Together: The Rituals, Pleasures and Politics of Cooperation

Living with people who differ – racially, ethnically, religiously, or economically – is the most urgent challenge facing civil society today. We tend socially to avoid engaging with people unlike ourselves, and modern politics encourages the politics of the tribe rather than of the city. In this thought-provoking book, Richard Sennett discusses why this has happened and what might be done about it. Sennett contends that cooperation is a craft, and the foundations for skillful cooperation lie in learning to listen well and discuss rather than debate. In Together he explores how people can cooperate online, on street corners, in schools, at work, and in local politics.

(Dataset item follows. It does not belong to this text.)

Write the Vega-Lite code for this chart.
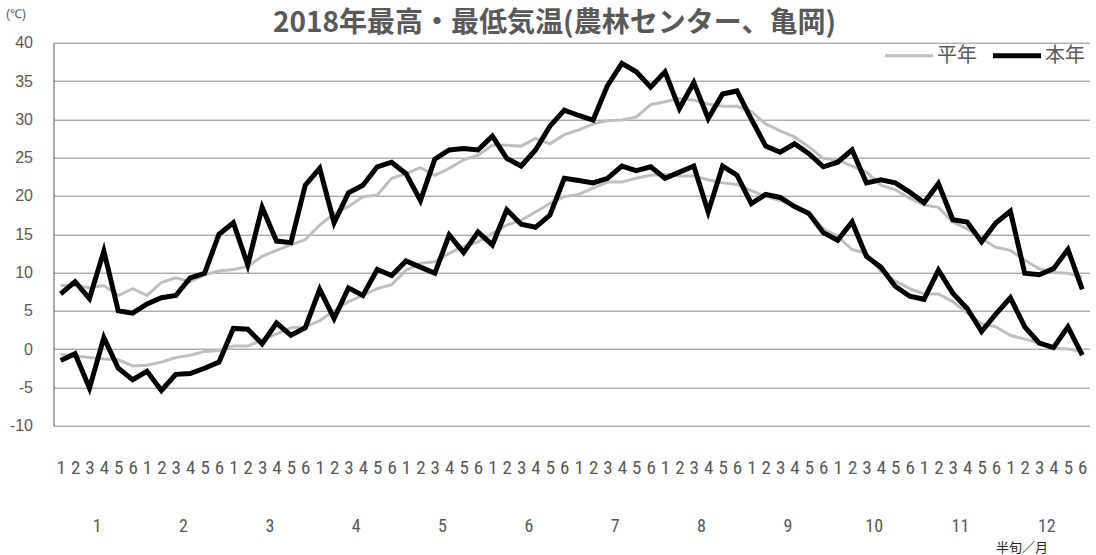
{
  "$schema": "https://vega.github.io/schema/vega-lite/v6.json",
  "width": 1036,
  "height": 383,
  "autosize": "none",
  "padding": {"left": 53.5, "top": 42.7, "right": 6.5, "bottom": 129.3},
  "title": {"text": "2018年最高・最低気温(農林センター、亀岡)", "anchor": "middle", "fontSize": 28, "font": "Noto Sans CJK JP", "fontWeight": "bold", "color": "#595959", "baseline": "alphabetic", "offset": 0, "dy": 52, "dx": -17},
  "config": {"view": {"stroke": null}, "font": "Liberation Sans"},
  "datasets": {
    "nmax": [{"i":1,"v":8.3},{"i":2,"v":8.3},{"i":3,"v":8.0},{"i":4,"v":8.3},{"i":5,"v":7.0},{"i":6,"v":7.9},{"i":7,"v":7.0},{"i":8,"v":8.7},{"i":9,"v":9.3},{"i":10,"v":8.8},{"i":11,"v":9.7},{"i":12,"v":10.2},{"i":13,"v":10.4},{"i":14,"v":10.8},{"i":15,"v":12.1},{"i":16,"v":12.9},{"i":17,"v":13.6},{"i":18,"v":14.3},{"i":19,"v":16.2},{"i":20,"v":17.7},{"i":21,"v":18.6},{"i":22,"v":19.9},{"i":23,"v":20.1},{"i":24,"v":22.3},{"i":25,"v":22.9},{"i":26,"v":23.7},{"i":27,"v":22.7},{"i":28,"v":23.6},{"i":29,"v":24.7},{"i":30,"v":25.3},{"i":31,"v":26.6},{"i":32,"v":26.6},{"i":33,"v":26.5},{"i":34,"v":27.5},{"i":35,"v":26.8},{"i":36,"v":28.0},{"i":37,"v":28.6},{"i":38,"v":29.4},{"i":39,"v":29.8},{"i":40,"v":29.9},{"i":41,"v":30.3},{"i":42,"v":31.9},{"i":43,"v":32.3},{"i":44,"v":32.7},{"i":45,"v":32.5},{"i":46,"v":32.0},{"i":47,"v":31.7},{"i":48,"v":31.7},{"i":49,"v":31.0},{"i":50,"v":29.4},{"i":51,"v":28.5},{"i":52,"v":27.7},{"i":53,"v":26.4},{"i":54,"v":24.9},{"i":55,"v":24.7},{"i":56,"v":23.9},{"i":57,"v":23.1},{"i":58,"v":21.4},{"i":59,"v":20.8},{"i":60,"v":19.7},{"i":61,"v":18.8},{"i":62,"v":18.5},{"i":63,"v":16.6},{"i":64,"v":15.7},{"i":65,"v":14.4},{"i":66,"v":13.3},{"i":67,"v":12.9},{"i":68,"v":11.6},{"i":69,"v":10.5},{"i":70,"v":10.0},{"i":71,"v":9.9},{"i":72,"v":9.4}],
    "nmin": [{"i":1,"v":-0.7},{"i":2,"v":-0.9},{"i":3,"v":-1.1},{"i":4,"v":-1.3},{"i":5,"v":-1.4},{"i":6,"v":-2.2},{"i":7,"v":-2.1},{"i":8,"v":-1.7},{"i":9,"v":-1.1},{"i":10,"v":-0.8},{"i":11,"v":-0.3},{"i":12,"v":-0.2},{"i":13,"v":0.4},{"i":14,"v":0.4},{"i":15,"v":1.2},{"i":16,"v":2.0},{"i":17,"v":2.8},{"i":18,"v":2.9},{"i":19,"v":3.7},{"i":20,"v":5.0},{"i":21,"v":6.2},{"i":22,"v":7.0},{"i":23,"v":7.9},{"i":24,"v":8.4},{"i":25,"v":10.3},{"i":26,"v":11.2},{"i":27,"v":11.4},{"i":28,"v":12.5},{"i":29,"v":13.4},{"i":30,"v":14.0},{"i":31,"v":15.1},{"i":32,"v":16.2},{"i":33,"v":16.8},{"i":34,"v":17.9},{"i":35,"v":19.0},{"i":36,"v":19.9},{"i":37,"v":20.2},{"i":38,"v":21.0},{"i":39,"v":21.8},{"i":40,"v":21.8},{"i":41,"v":22.3},{"i":42,"v":22.7},{"i":43,"v":22.8},{"i":44,"v":22.6},{"i":45,"v":22.6},{"i":46,"v":22.1},{"i":47,"v":21.7},{"i":48,"v":21.5},{"i":49,"v":20.7},{"i":50,"v":19.9},{"i":51,"v":19.4},{"i":52,"v":18.8},{"i":53,"v":17.7},{"i":54,"v":15.7},{"i":55,"v":14.7},{"i":56,"v":13.0},{"i":57,"v":12.5},{"i":58,"v":10.1},{"i":59,"v":8.9},{"i":60,"v":7.9},{"i":61,"v":7.2},{"i":62,"v":7.2},{"i":63,"v":6.2},{"i":64,"v":4.7},{"i":65,"v":3.3},{"i":66,"v":2.9},{"i":67,"v":1.8},{"i":68,"v":1.3},{"i":69,"v":0.8},{"i":70,"v":0.1},{"i":71,"v":0.0},{"i":72,"v":-0.3}],
    "tmax": [{"i":1,"v":7.2},{"i":2,"v":8.8},{"i":3,"v":6.6},{"i":4,"v":12.8},{"i":5,"v":5.0},{"i":6,"v":4.7},{"i":7,"v":5.9},{"i":8,"v":6.7},{"i":9,"v":7.0},{"i":10,"v":9.3},{"i":11,"v":9.9},{"i":12,"v":15.0},{"i":13,"v":16.5},{"i":14,"v":11.0},{"i":15,"v":18.5},{"i":16,"v":14.1},{"i":17,"v":13.9},{"i":18,"v":21.4},{"i":19,"v":23.6},{"i":20,"v":16.5},{"i":21,"v":20.4},{"i":22,"v":21.4},{"i":23,"v":23.8},{"i":24,"v":24.4},{"i":25,"v":22.9},{"i":26,"v":19.4},{"i":27,"v":24.8},{"i":28,"v":26.0},{"i":29,"v":26.2},{"i":30,"v":26.0},{"i":31,"v":27.8},{"i":32,"v":24.9},{"i":33,"v":23.9},{"i":34,"v":26.0},{"i":35,"v":29.1},{"i":36,"v":31.2},{"i":37,"v":30.5},{"i":38,"v":29.9},{"i":39,"v":34.4},{"i":40,"v":37.3},{"i":41,"v":36.2},{"i":42,"v":34.2},{"i":43,"v":36.2},{"i":44,"v":31.4},{"i":45,"v":34.8},{"i":46,"v":30.1},{"i":47,"v":33.3},{"i":48,"v":33.7},{"i":49,"v":30.0},{"i":50,"v":26.5},{"i":51,"v":25.7},{"i":52,"v":26.8},{"i":53,"v":25.5},{"i":54,"v":23.8},{"i":55,"v":24.4},{"i":56,"v":26.0},{"i":57,"v":21.7},{"i":58,"v":22.1},{"i":59,"v":21.7},{"i":60,"v":20.5},{"i":61,"v":19.1},{"i":62,"v":21.6},{"i":63,"v":16.9},{"i":64,"v":16.6},{"i":65,"v":14.0},{"i":66,"v":16.5},{"i":67,"v":18.0},{"i":68,"v":9.9},{"i":69,"v":9.7},{"i":70,"v":10.5},{"i":71,"v":13.0},{"i":72,"v":7.8}],
    "tmin": [{"i":1,"v":-1.5},{"i":2,"v":-0.6},{"i":3,"v":-5.1},{"i":4,"v":1.5},{"i":5,"v":-2.5},{"i":6,"v":-4.0},{"i":7,"v":-2.9},{"i":8,"v":-5.4},{"i":9,"v":-3.3},{"i":10,"v":-3.2},{"i":11,"v":-2.5},{"i":12,"v":-1.7},{"i":13,"v":2.7},{"i":14,"v":2.6},{"i":15,"v":0.7},{"i":16,"v":3.4},{"i":17,"v":1.8},{"i":18,"v":2.8},{"i":19,"v":7.8},{"i":20,"v":4.0},{"i":21,"v":8.0},{"i":22,"v":7.0},{"i":23,"v":10.4},{"i":24,"v":9.6},{"i":25,"v":11.5},{"i":26,"v":10.7},{"i":27,"v":9.9},{"i":28,"v":14.9},{"i":29,"v":12.6},{"i":30,"v":15.3},{"i":31,"v":13.6},{"i":32,"v":18.2},{"i":33,"v":16.3},{"i":34,"v":15.9},{"i":35,"v":17.5},{"i":36,"v":22.3},{"i":37,"v":22.0},{"i":38,"v":21.7},{"i":39,"v":22.3},{"i":40,"v":23.9},{"i":41,"v":23.3},{"i":42,"v":23.8},{"i":43,"v":22.3},{"i":44,"v":23.1},{"i":45,"v":23.9},{"i":46,"v":17.9},{"i":47,"v":23.9},{"i":48,"v":22.7},{"i":49,"v":19.0},{"i":50,"v":20.2},{"i":51,"v":19.8},{"i":52,"v":18.6},{"i":53,"v":17.7},{"i":54,"v":15.2},{"i":55,"v":14.2},{"i":56,"v":16.6},{"i":57,"v":12.1},{"i":58,"v":10.7},{"i":59,"v":8.2},{"i":60,"v":6.9},{"i":61,"v":6.5},{"i":62,"v":10.3},{"i":63,"v":7.3},{"i":64,"v":5.3},{"i":65,"v":2.3},{"i":66,"v":4.6},{"i":67,"v":6.7},{"i":68,"v":2.9},{"i":69,"v":0.8},{"i":70,"v":0.2},{"i":71,"v":2.9},{"i":72,"v":-0.8}]
  },
  "resolve": {"axis": {"x": "independent"}},
  "encoding": {
    "y": {"field": "v", "type": "quantitative", "scale": {"domain": [-10, 40], "nice": false, "zero": false},
      "axis": {"values": [-10,-5,0,5,10,15,20,25,30,35,40], "labelExpr": "'' + datum.value", "labelOverlap": false,
        "title": "(℃)", "titleAngle": 0, "titleX": -48, "titleY": -29,
        "titleAlign": "left", "titleBaseline": "middle", "titleFontSize": 12, "titleFontWeight": "normal", "titleColor": "#595959",
        "labelFontSize": 16, "labelColor": "#595959", "labelPadding": 21, "ticks": false, "tickSize": 0,
        "domainColor": "#595959", "gridColor": "#8c8c8c", "labelFont": "Liberation Sans"}}
  },
  "layer": [
    {
      "data": {"name": "nmax"},
      "mark": {"type": "line", "strokeWidth": 3},
      "encoding": {
        "x": {"field": "i", "type": "quantitative", "scale": {"domain": [0.5, 72.5], "nice": false, "zero": false},
          "axis": {"values": [1,2,3,4,5,6,7,8,9,10,11,12,13,14,15,16,17,18,19,20,21,22,23,24,25,26,27,28,29,30,31,32,33,34,35,36,37,38,39,40,41,42,43,44,45,46,47,48,49,50,51,52,53,54,55,56,57,58,59,60,61,62,63,64,65,66,67,68,69,70,71,72],
            "labelExpr": "(datum.value - 1) % 6 + 1", "grid": false, "domain": false, "ticks": false, "tickSize": 0,
            "labelPadding": 42, "labelBaseline": "middle", "labelFontSize": 19, "labelFont": "Liberation Sans Narrow, Roboto Condensed, Liberation Sans",
            "labelColor": "#595959", "labelAngle": 0, "labelOverlap": false, "labelBound": false, "labelFlush": false, "title": null}},
        "color": {"datum": "平年", "type": "nominal",
          "scale": {"domain": ["平年", "本年"], "range": ["#BFBFBF", "#000000"]},
          "legend": {"orient": "none", "legendX": 845.5, "legendY": 3, "direction": "horizontal", "title": null,
            "symbolType": "stroke", "symbolSize": 2304, "symbolStrokeWidth": 5, "labelFontSize": 20, "labelFont": "Noto Sans CJK JP",
            "labelColor": "#595959", "columnPadding": 6, "labelOffset": 18,
            "encode": {"symbols": {"update": {"strokeWidth": {"signal": "datum.value === '本年' ? 5 : 3"}}}}}}
      }
    },
    {
      "data": {"name": "nmin"},
      "mark": {"type": "line", "strokeWidth": 3},
      "encoding": {
        "x": {"field": "i", "type": "quantitative",
          "axis": {"orient": "bottom", "values": [3.5,9.5,15.5,21.5,27.5,33.5,39.5,45.5,51.5,57.5,63.5,69.5],
            "labelExpr": "(datum.value + 2.5) / 6", "grid": false, "domain": false, "ticks": false, "tickSize": 0,
            "labelPadding": 101, "labelBaseline": "middle", "labelFontSize": 18, "labelFont": "Liberation Sans Narrow, Roboto Condensed, Liberation Sans",
            "labelColor": "#595959", "labelAngle": 0, "labelOverlap": false, "labelBound": false, "labelFlush": false,
            "title": "半旬／月", "titleX": 968, "titleY": 122, "titleAlign": "center", "titleBaseline": "middle",
            "titleFontSize": 13, "titleFontWeight": "normal", "titleColor": "#262626", "titleFont": "Noto Sans CJK JP"}},
        "color": {"datum": "平年", "type": "nominal"}
      }
    },
    {
      "data": {"name": "tmax"},
      "mark": {"type": "line", "strokeWidth": 5},
      "encoding": {
        "x": {"field": "i", "type": "quantitative", "axis": null},
        "color": {"datum": "本年", "type": "nominal"}
      }
    },
    {
      "data": {"name": "tmin"},
      "mark": {"type": "line", "strokeWidth": 5},
      "encoding": {
        "x": {"field": "i", "type": "quantitative", "axis": null},
        "color": {"datum": "本年", "type": "nominal"}
      }
    }
  ]
}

He traces the evolution of cooperative rituals from medieval times to today, and in situations as diverse as slave communities, socialist groups in Paris, and workers on Wall Street. Divided into three parts, the book addresses the nature of cooperation, why it has become weak, and how it could be strengthened. The author warns that we must learn the craft of cooperation if we are to make our complex society prosper, yet he reassures us that we can do this, for the capacity for cooperation is embedded in human nature.